山口素堂(1642~1716)の有名な句です。素堂は松尾芭蕉と同門で親交があり、蕉風の確立に影響を与えた俳人です。俳句には季語というものがありますが、この句には「青葉」「ほととぎす」「初鰹」と夏の季語が3つも使われています。しかしながら初夏を代表する風物をあえて調子よく、リズミカルに読み込むことによって多くの人に親しまれているようです。私はさらにこの句から心が生き生きと働いている様子をくみ取れるのではないかと考えます。
 『臨済録』に「道流、心法は形無くして、十方に通貫す。眼に在っては見と曰い、耳に在っては聞と曰い、鼻に在っては香を嗅ぎ、口に在っては論談し、手に在っては執捉(しっそく)し、足に在っては運奔(うんぽん)す。本と是れ一精明(せいめい)。分かれて六和合と為る」とあるからです。意訳してみます。「皆さん、心は形がないですが生き生きと働いています。見ること、聞くこと、匂うこと、しゃべること、手を動かすことがそれです。全部心の働きなんです」。

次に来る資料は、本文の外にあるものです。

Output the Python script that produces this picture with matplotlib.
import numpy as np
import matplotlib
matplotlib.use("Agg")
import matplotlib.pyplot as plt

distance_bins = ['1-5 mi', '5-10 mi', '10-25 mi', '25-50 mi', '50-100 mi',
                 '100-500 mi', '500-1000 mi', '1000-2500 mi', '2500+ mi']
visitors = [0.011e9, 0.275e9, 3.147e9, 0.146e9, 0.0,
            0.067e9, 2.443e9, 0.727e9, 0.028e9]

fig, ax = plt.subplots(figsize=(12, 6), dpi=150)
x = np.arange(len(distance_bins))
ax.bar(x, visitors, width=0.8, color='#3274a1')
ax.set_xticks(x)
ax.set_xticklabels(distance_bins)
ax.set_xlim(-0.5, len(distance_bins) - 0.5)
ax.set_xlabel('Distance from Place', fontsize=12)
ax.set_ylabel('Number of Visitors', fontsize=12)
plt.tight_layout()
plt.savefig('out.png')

 眼で見ているから「目には青葉」、耳で聞いているから「山ほととぎす」なんです。「初鰹」はどうでしょうか。「初鰹」は食べ物です。お店で食べたのか自分で調理したのか分かりませんが、食べるまでには手足、つまり体を動かしているはずです。そして味わい、「美味しい」と発する。ですから「目には青葉 山ほととぎす 初鰹」の句は、臨済禅師がいう、「心法は形無くして、十方に通貫す」る姿が読み込まれていると鑑賞できはしないでしょうか。
 令和元年の初夏。心を生き生きと働かせ過ごしたいものです。